Phasing out Connecticut’s corporate income tax “surcharge” and eliminating the minimum corporate income and business entity taxes are several ways to make Connecticut’s tax system more competitive and attractive to business, a new report says.
The nine-member Business Tax Policy Board, which was empanelled earlier this year by Gov. Dannel P. Malloy to review state’s business tax policies, has made a series of recommendations to policy makers that identify specific areas of business taxation and other issues, including tax credits, that should be the focus of future legislation and state economic policy.
The board’s members include Chairwoman Catherine Smith, head of the Department of Economic and Community Development; Department of Revenue Services Commissioner Kevin Sullivan; and Comptroller Kevin Lembo.

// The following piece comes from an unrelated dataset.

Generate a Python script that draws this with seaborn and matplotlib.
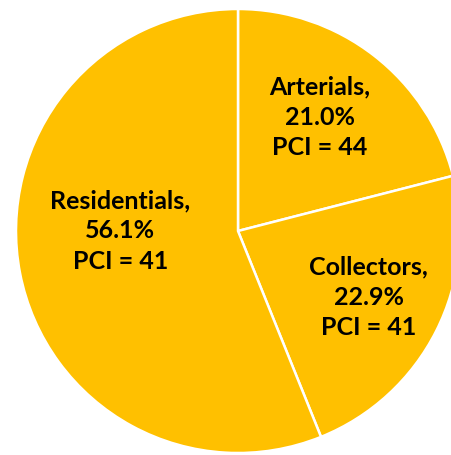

The Business Tax Policy board also concentrated heavily on the state’s tax credit programs, suggesting that DECD should administer all programs related to business. The idea is to centralize authority over tax credits and to better align them with the state’s overall economic strategy, officials said.
The board also suggests sun setting or consolidating little used tax credits and limiting the expansion of tax credits against personal income tax to protect against the loss of state tax revenue.
Bonnie Stewart, a lobbyist for the Connecticut Business & Industry Association, said the tax policy panel did a good job of taking into account concerns raised by the business community. She said CBIA members were particularly supportive of getting rid of the corporate income tax surcharge and business entity tax.
“The board stressed the importance of consistency and stability in the tax code, which is important,” Stewart said.
However, the CBIA does have concerns related to transparency issues. Stewart said CBIA would not support any changes that would require disclosure of individual income tax returns or proprietary information about an individual company receiving tax credits or incentives from the state.
Before any recommendations become policy they will be fully vetted for their fiscal and economic impact, and ultimately Malloy and the legislature will make any final decisions, officials said.
And changes won’t happen overnight, but instead likely occur over a six-year period.
Other suggestions made by board include:
• Providing annual budget reporting that tracks total cumulative authorized and claimed credits.
• Requiring annual, combined on-line business/tax registration as a condition of legally engaging in business but eliminate the business termination fee.
• Providing a searchable DECD database for state tax credits and other business assistance programs as well as periodic reporting.
• Phasing down sales taxes on consumer purchases.
• Phasing out taxation of business-to-business computer and data-processing services, analysis, management and management consulting services.